О том, что было после, рассказал на заседании Народного суда бывший полицейский, а позднее жандарм Христо Желязков, принимавший участие в расправе над патриотами: «Прежде чем мертвых зарыли, я подошел к краю могилы. В этот момент к яме подтащили какого-то пожилого, довольно полного человека. Ему приказали сесть на край ямы лицом к убитым. Раздалась автоматная очередь, и он свалился вниз, на трупы других расстрелянных».
Картину дополняют показания другого жандарма – Владо Калоянова: «Когда Йордана Борукова подвели к яме, он сказал: „Чему быть, того не миновать“».
Какое глумление над отцовскими чувствами, над человеческим достоинством!
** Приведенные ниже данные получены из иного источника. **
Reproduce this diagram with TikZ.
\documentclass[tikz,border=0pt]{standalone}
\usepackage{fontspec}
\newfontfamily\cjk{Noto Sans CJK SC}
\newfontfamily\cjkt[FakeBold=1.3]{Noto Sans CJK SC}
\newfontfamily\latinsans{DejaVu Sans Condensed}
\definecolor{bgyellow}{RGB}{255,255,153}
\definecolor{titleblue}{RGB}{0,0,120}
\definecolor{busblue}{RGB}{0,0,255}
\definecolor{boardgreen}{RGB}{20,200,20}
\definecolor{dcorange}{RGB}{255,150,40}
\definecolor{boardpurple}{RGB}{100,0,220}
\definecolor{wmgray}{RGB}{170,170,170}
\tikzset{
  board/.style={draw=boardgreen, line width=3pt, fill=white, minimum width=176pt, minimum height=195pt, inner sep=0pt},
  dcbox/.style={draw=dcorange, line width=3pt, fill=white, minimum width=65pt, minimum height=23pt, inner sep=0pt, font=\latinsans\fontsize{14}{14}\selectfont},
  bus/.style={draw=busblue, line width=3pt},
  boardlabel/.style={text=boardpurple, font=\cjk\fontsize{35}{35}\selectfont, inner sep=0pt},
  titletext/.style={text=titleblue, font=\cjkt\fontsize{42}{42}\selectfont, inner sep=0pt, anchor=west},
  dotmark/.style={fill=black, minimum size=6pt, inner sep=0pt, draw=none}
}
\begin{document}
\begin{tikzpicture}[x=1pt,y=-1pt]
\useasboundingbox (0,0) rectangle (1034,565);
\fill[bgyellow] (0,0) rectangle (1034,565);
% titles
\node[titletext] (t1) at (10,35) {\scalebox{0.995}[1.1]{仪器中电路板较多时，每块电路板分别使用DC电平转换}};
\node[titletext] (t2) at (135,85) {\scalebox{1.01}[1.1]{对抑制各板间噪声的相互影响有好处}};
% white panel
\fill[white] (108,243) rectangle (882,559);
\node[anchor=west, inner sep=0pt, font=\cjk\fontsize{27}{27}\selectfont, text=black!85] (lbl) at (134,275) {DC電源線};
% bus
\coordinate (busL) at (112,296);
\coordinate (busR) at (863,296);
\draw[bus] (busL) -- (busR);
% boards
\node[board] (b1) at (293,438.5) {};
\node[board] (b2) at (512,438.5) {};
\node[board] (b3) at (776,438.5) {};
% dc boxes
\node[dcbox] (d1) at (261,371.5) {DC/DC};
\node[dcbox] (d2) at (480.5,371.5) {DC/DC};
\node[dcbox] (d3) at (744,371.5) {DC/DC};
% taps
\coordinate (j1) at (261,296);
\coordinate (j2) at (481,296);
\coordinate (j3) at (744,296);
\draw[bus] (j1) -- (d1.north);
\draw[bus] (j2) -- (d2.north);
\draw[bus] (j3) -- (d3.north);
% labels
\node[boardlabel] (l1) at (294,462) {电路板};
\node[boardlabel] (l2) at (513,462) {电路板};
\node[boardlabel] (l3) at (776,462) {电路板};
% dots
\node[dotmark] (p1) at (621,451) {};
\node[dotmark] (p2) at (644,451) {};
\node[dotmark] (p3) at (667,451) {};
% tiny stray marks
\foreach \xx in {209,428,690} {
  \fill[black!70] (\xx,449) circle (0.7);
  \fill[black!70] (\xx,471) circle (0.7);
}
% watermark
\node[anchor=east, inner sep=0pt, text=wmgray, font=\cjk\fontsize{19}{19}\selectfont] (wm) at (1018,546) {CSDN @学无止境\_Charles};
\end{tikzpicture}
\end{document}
Откуда взялась такая бездна жестокости и садизма у подпоручика Дончева, этого еще молодого, двадцатичетырехлетнего парня в жандармском мундире! Как мог он превратить последние минуты жизни человека, годящегося ему в отцы, в столь бесчеловечную муку! Как мог он так спокойно, с кривой ухмылкой на губах наблюдать за осуществлением своего чудовищного замысла! Видел бай Йордан, как, скошенный автоматной очередью, рухнул его сын, на его глазах были убиты и другие арестованные. Затем настала его очередь. Но не дрогнул бай Йордан, не запросил пощады. Не о себе думал в последние минуты жизни этот шестидесятилетний человек, опаленный боями трех войн и снискавший в них славу храброго солдата. Кровью исходило сердце о сыне, жаль было всех его товарищей, всю эту молодую поросль, безвременно погубленную жестокой рукой палачей. Может быть, ему придавали силы огненные слова вождя болгарских коммунистов Георгия Димитрова, выступления которого ему довелось слышать на Южном фронте, или пробитое пулями и осколками Красное знамя, под которым он сражался во время Сентябрьского восстания в 1923 году, или вера в то, что недолго уже осталось болгарскому народу терпеть деспотизм и беззаконие монархо-фашистского режима.